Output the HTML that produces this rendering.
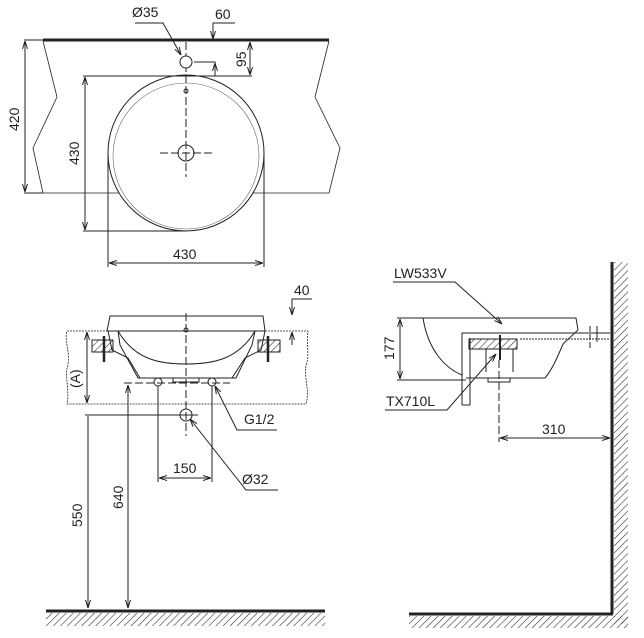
<!DOCTYPE html>
<html><head><style>body{margin:0;background:#fff}svg{display:block}text{font-family:"Liberation Sans",sans-serif;font-size:14px;fill:#222}</style></head><body>
<svg width="644" height="638" viewBox="0 0 644 638" xmlns="http://www.w3.org/2000/svg">
<defs>
<pattern id="h" width="5" height="5" patternUnits="userSpaceOnUse" patternTransform="rotate(45)"><line x1="0" y1="0" x2="0" y2="5" stroke="#333" stroke-width="1.2"/></pattern>
<marker id="a" markerWidth="8" markerHeight="6" refX="8" refY="3" orient="auto-start-reverse" markerUnits="userSpaceOnUse"><path d="M0,0.5 L8,3 L0,5.5" fill="none" stroke="#222" stroke-width="1"/></marker>
</defs>
<g stroke="#222" stroke-width="1" fill="none">
<!-- TOP VIEW -->
<line x1="43" y1="40" x2="329" y2="40" stroke-width="3"/>
<polyline points="43,41 57,97 33,148 43,193 329,193 340,148 315,97 329,41" stroke-width="0.8"/>
<circle cx="186" cy="153" r="78" fill="#fff"/>
<circle cx="186" cy="156" r="73" stroke-width="0.6" stroke="#666"/>
<circle cx="186" cy="153" r="8"/>
<line x1="160" y1="153" x2="212" y2="153" stroke-dasharray="8,3"/>
<line x1="186" y1="42" x2="186" y2="177" stroke-dasharray="8,3"/>
<circle cx="186" cy="91" r="2"/>
<circle cx="186" cy="62" r="6" fill="#fff"/>
<polyline points="135,23 163,23 181,55" marker-end="url(#a)"/>
<polyline points="235,23 213,23 213,39" marker-end="url(#a)"/>
<polyline points="194,62 215,62 215,76"/>
<line x1="215" y1="75" x2="215" y2="63" marker-end="url(#a)"/>
<line x1="83" y1="76" x2="252" y2="76"/>
<line x1="250" y1="42" x2="250" y2="75" marker-start="url(#a)" marker-end="url(#a)"/>
<line x1="24" y1="40" x2="43" y2="40"/><line x1="24" y1="193" x2="43" y2="193"/>
<line x1="25" y1="41" x2="25" y2="192" marker-start="url(#a)" marker-end="url(#a)"/>
<line x1="83" y1="231" x2="186" y2="231"/>
<line x1="85" y1="77" x2="85" y2="230" marker-start="url(#a)" marker-end="url(#a)"/>
<line x1="108" y1="153" x2="108" y2="267"/><line x1="264" y1="153" x2="264" y2="267"/>
<line x1="109" y1="263" x2="263" y2="263" marker-start="url(#a)" marker-end="url(#a)"/>
<!-- FRONT VIEW -->
<path d="M67,331 L308,331 C306,345 310,355 306,365 C304,380 310,390 306,404 L67,404 C70,390 64,375 68,365 C70,350 64,340 67,331 Z" stroke-width="0.8" stroke-dasharray="2,1"/>
<path d="M110,316 L263,316 L265,331 L107,331 Z" fill="#fff"/>
<path d="M118,331 C135,360 160,364 186,364 C212,364 238,360 255,331" />
<path d="M118,331 L120,345 L138,378 L236,378 L252,345 L255,331"/>
<path d="M118,331 L108,331 L112,350 L128,358 L140,378 M255,331 L265,331 L261,350 L245,358 L232,378"/>
<rect x="92" y="340" width="21" height="12" fill="url(#h)"/>
<rect x="258" y="340" width="22" height="12" fill="url(#h)"/>
<line x1="104" y1="336" x2="104" y2="362" stroke-width="2.5"/>
<line x1="268" y1="336" x2="268" y2="362" stroke-width="2.5"/>
<rect x="173" y="378" width="26" height="4"/>
<circle cx="158" cy="382" r="4"/><circle cx="212" cy="382" r="4"/>
<line x1="124" y1="383" x2="230" y2="383" stroke-dasharray="8,3"/>
<circle cx="186" cy="415" r="6"/>
<line x1="186" y1="313" x2="186" y2="436" stroke-dasharray="8,3"/>
<line x1="186" y1="326" x2="186" y2="330" /><circle cx="186" cy="330" r="2"/>
<line x1="85" y1="415" x2="198" y2="415"/>
<line x1="87" y1="332" x2="87" y2="403" marker-start="url(#a)" marker-end="url(#a)"/>
<line x1="158" y1="386" x2="158" y2="482"/><line x1="212" y1="386" x2="212" y2="482"/>
<line x1="159" y1="478" x2="211" y2="478" marker-start="url(#a)" marker-end="url(#a)"/>
<polyline points="312,299 292,299 292,315" marker-end="url(#a)"/>
<line x1="292" y1="345" x2="292" y2="332" marker-end="url(#a)"/>
<polyline points="277,430 237,430 215,386" marker-end="url(#a)"/>
<polyline points="278,490 246,490 190,419" marker-end="url(#a)"/>
<line x1="88" y1="416" x2="88" y2="608" marker-end="url(#a)"/>
<line x1="128" y1="385" x2="128" y2="608" marker-start="url(#a)" marker-end="url(#a)"/>
<line x1="46" y1="611" x2="325" y2="611" stroke-width="3"/>
<rect x="46" y="613" width="279" height="13" fill="url(#h)" stroke="none"/>
<!-- SIDE VIEW -->
<line x1="612" y1="262" x2="612" y2="614" stroke-width="3"/>
<rect x="614" y="262" width="14" height="362" fill="url(#h)" stroke="none"/>
<line x1="409" y1="614" x2="613" y2="614" stroke-width="3"/>
<rect x="409" y="616" width="219" height="12" fill="url(#h)" stroke="none"/>
<path d="M423,318 L576,318 L578,330 L563,344 C558,356 552,370 545,378 L466,378"/>
<path d="M423,318 C428,350 445,368 462,375"/>
<path d="M462,405 L462,333 L610,333"/>
<line x1="470" y1="338" x2="470" y2="405"/>
<line x1="462" y1="405" x2="470" y2="405"/>
<line x1="520" y1="339" x2="610" y2="339" stroke-dasharray="2,1"/>
<line x1="590" y1="326" x2="590" y2="350" stroke-dasharray="6,2"/>
<line x1="597" y1="326" x2="597" y2="342"/>
<rect x="469" y="339" width="48" height="10" fill="url(#h)"/>
<line x1="486" y1="349" x2="486" y2="372"/><line x1="513" y1="349" x2="513" y2="372"/>
<rect x="488" y="378" width="22" height="4"/>
<line x1="500" y1="335" x2="500" y2="360" stroke-width="2"/>
<line x1="499" y1="360" x2="499" y2="442" stroke-dasharray="8,3"/>
<line x1="397" y1="318" x2="423" y2="318"/><line x1="397" y1="380" x2="466" y2="380"/>
<line x1="400" y1="319" x2="400" y2="379" marker-start="url(#a)" marker-end="url(#a)"/>
<line x1="500" y1="438" x2="610" y2="438" marker-start="url(#a)" marker-end="url(#a)"/>
<polyline points="393,282 455,282 502,324" marker-end="url(#a)"/>
<polyline points="385,410 447,410 496,354" marker-end="url(#a)"/>
</g>
<text x="132" y="17">Ø35</text>
<text x="215" y="19">60</text>
<text transform="translate(246,67) rotate(-90)">95</text>
<text transform="translate(19,131) rotate(-90)">420</text>
<text transform="translate(79,165) rotate(-90)">430</text>
<text x="173" y="259">430</text>
<text x="294" y="295">40</text>
<text transform="translate(80,388) rotate(-90)">(A)</text>
<text x="244" y="424">G1/2</text>
<text x="173" y="473">150</text>
<text x="242" y="484">Ø32</text>
<text transform="translate(82,527) rotate(-90)">550</text>
<text transform="translate(123,509) rotate(-90)">640</text>
<text x="394" y="278">LW533V</text>
<text transform="translate(394,360) rotate(-90)">177</text>
<text x="386" y="406">TX710L</text>
<text x="542" y="434">310</text>
</svg>
</body></html>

- Task to complete -
Give the material again exactly as it is, but keep the pictures out.

- Response to this exercise -
Output the HTML that produces this rendering.
<!DOCTYPE html>
<html><head><style>body{margin:0;background:#fff}svg{display:block}text{font-family:"Liberation Sans",sans-serif;font-size:14px;fill:#222}</style></head><body>
<svg width="644" height="638" viewBox="0 0 644 638" xmlns="http://www.w3.org/2000/svg">
<defs>
<pattern id="h" width="5" height="5" patternUnits="userSpaceOnUse" patternTransform="rotate(45)"><line x1="0" y1="0" x2="0" y2="5" stroke="#333" stroke-width="1.2"/></pattern>
<marker id="a" markerWidth="8" markerHeight="6" refX="8" refY="3" orient="auto-start-reverse" markerUnits="userSpaceOnUse"><path d="M0,0.5 L8,3 L0,5.5" fill="none" stroke="#222" stroke-width="1"/></marker>
</defs>
<g stroke="#222" stroke-width="1" fill="none">
<!-- TOP VIEW -->
<line x1="43" y1="40" x2="329" y2="40" stroke-width="3"/>
<polyline points="43,41 57,97 33,148 43,193 329,193 340,148 315,97 329,41" stroke-width="0.8"/>
<circle cx="186" cy="153" r="78" fill="#fff"/>
<circle cx="186" cy="156" r="73" stroke-width="0.6" stroke="#666"/>
<circle cx="186" cy="153" r="8"/>
<line x1="160" y1="153" x2="212" y2="153" stroke-dasharray="8,3"/>
<line x1="186" y1="42" x2="186" y2="177" stroke-dasharray="8,3"/>
<circle cx="186" cy="91" r="2"/>
<circle cx="186" cy="62" r="6" fill="#fff"/>
<polyline points="135,23 163,23 181,55" marker-end="url(#a)"/>
<polyline points="235,23 213,23 213,39" marker-end="url(#a)"/>
<polyline points="194,62 215,62 215,76"/>
<line x1="215" y1="75" x2="215" y2="63" marker-end="url(#a)"/>
<line x1="83" y1="76" x2="252" y2="76"/>
<line x1="250" y1="42" x2="250" y2="75" marker-start="url(#a)" marker-end="url(#a)"/>
<line x1="24" y1="40" x2="43" y2="40"/><line x1="24" y1="193" x2="43" y2="193"/>
<line x1="25" y1="41" x2="25" y2="192" marker-start="url(#a)" marker-end="url(#a)"/>
<line x1="83" y1="231" x2="186" y2="231"/>
<line x1="85" y1="77" x2="85" y2="230" marker-start="url(#a)" marker-end="url(#a)"/>
<line x1="108" y1="153" x2="108" y2="267"/><line x1="264" y1="153" x2="264" y2="267"/>
<line x1="109" y1="263" x2="263" y2="263" marker-start="url(#a)" marker-end="url(#a)"/>
<!-- FRONT VIEW -->
<path d="M67,331 L308,331 C306,345 310,355 306,365 C304,380 310,390 306,404 L67,404 C70,390 64,375 68,365 C70,350 64,340 67,331 Z" stroke-width="0.8" stroke-dasharray="2,1"/>
<path d="M110,316 L263,316 L265,331 L107,331 Z" fill="#fff"/>
<path d="M118,331 C135,360 160,364 186,364 C212,364 238,360 255,331" />
<path d="M118,331 L120,345 L138,378 L236,378 L252,345 L255,331"/>
<path d="M118,331 L108,331 L112,350 L128,358 L140,378 M255,331 L265,331 L261,350 L245,358 L232,378"/>
<rect x="92" y="340" width="21" height="12" fill="url(#h)"/>
<rect x="258" y="340" width="22" height="12" fill="url(#h)"/>
<line x1="104" y1="336" x2="104" y2="362" stroke-width="2.5"/>
<line x1="268" y1="336" x2="268" y2="362" stroke-width="2.5"/>
<rect x="173" y="378" width="26" height="4"/>
<circle cx="158" cy="382" r="4"/><circle cx="212" cy="382" r="4"/>
<line x1="124" y1="383" x2="230" y2="383" stroke-dasharray="8,3"/>
<circle cx="186" cy="415" r="6"/>
<line x1="186" y1="313" x2="186" y2="436" stroke-dasharray="8,3"/>
<line x1="186" y1="326" x2="186" y2="330" /><circle cx="186" cy="330" r="2"/>
<line x1="85" y1="415" x2="198" y2="415"/>
<line x1="87" y1="332" x2="87" y2="403" marker-start="url(#a)" marker-end="url(#a)"/>
<line x1="158" y1="386" x2="158" y2="482"/><line x1="212" y1="386" x2="212" y2="482"/>
<line x1="159" y1="478" x2="211" y2="478" marker-start="url(#a)" marker-end="url(#a)"/>
<polyline points="312,299 292,299 292,315" marker-end="url(#a)"/>
<line x1="292" y1="345" x2="292" y2="332" marker-end="url(#a)"/>
<polyline points="277,430 237,430 215,386" marker-end="url(#a)"/>
<polyline points="278,490 246,490 190,419" marker-end="url(#a)"/>
<line x1="88" y1="416" x2="88" y2="608" marker-end="url(#a)"/>
<line x1="128" y1="385" x2="128" y2="608" marker-start="url(#a)" marker-end="url(#a)"/>
<line x1="46" y1="611" x2="325" y2="611" stroke-width="3"/>
<rect x="46" y="613" width="279" height="13" fill="url(#h)" stroke="none"/>
<!-- SIDE VIEW -->
<line x1="612" y1="262" x2="612" y2="614" stroke-width="3"/>
<rect x="614" y="262" width="14" height="362" fill="url(#h)" stroke="none"/>
<line x1="409" y1="614" x2="613" y2="614" stroke-width="3"/>
<rect x="409" y="616" width="219" height="12" fill="url(#h)" stroke="none"/>
<path d="M423,318 L576,318 L578,330 L563,344 C558,356 552,370 545,378 L466,378"/>
<path d="M423,318 C428,350 445,368 462,375"/>
<path d="M462,405 L462,333 L610,333"/>
<line x1="470" y1="338" x2="470" y2="405"/>
<line x1="462" y1="405" x2="470" y2="405"/>
<line x1="520" y1="339" x2="610" y2="339" stroke-dasharray="2,1"/>
<line x1="590" y1="326" x2="590" y2="350" stroke-dasharray="6,2"/>
<line x1="597" y1="326" x2="597" y2="342"/>
<rect x="469" y="339" width="48" height="10" fill="url(#h)"/>
<line x1="486" y1="349" x2="486" y2="372"/><line x1="513" y1="349" x2="513" y2="372"/>
<rect x="488" y="378" width="22" height="4"/>
<line x1="500" y1="335" x2="500" y2="360" stroke-width="2"/>
<line x1="499" y1="360" x2="499" y2="442" stroke-dasharray="8,3"/>
<line x1="397" y1="318" x2="423" y2="318"/><line x1="397" y1="380" x2="466" y2="380"/>
<line x1="400" y1="319" x2="400" y2="379" marker-start="url(#a)" marker-end="url(#a)"/>
<line x1="500" y1="438" x2="610" y2="438" marker-start="url(#a)" marker-end="url(#a)"/>
<polyline points="393,282 455,282 502,324" marker-end="url(#a)"/>
<polyline points="385,410 447,410 496,354" marker-end="url(#a)"/>
</g>
<text x="132" y="17">Ø35</text>
<text x="215" y="19">60</text>
<text transform="translate(246,67) rotate(-90)">95</text>
<text transform="translate(19,131) rotate(-90)">420</text>
<text transform="translate(79,165) rotate(-90)">430</text>
<text x="173" y="259">430</text>
<text x="294" y="295">40</text>
<text transform="translate(80,388) rotate(-90)">(A)</text>
<text x="244" y="424">G1/2</text>
<text x="173" y="473">150</text>
<text x="242" y="484">Ø32</text>
<text transform="translate(82,527) rotate(-90)">550</text>
<text transform="translate(123,509) rotate(-90)">640</text>
<text x="394" y="278">LW533V</text>
<text transform="translate(394,360) rotate(-90)">177</text>
<text x="386" y="406">TX710L</text>
<text x="542" y="434">310</text>
</svg>
</body></html>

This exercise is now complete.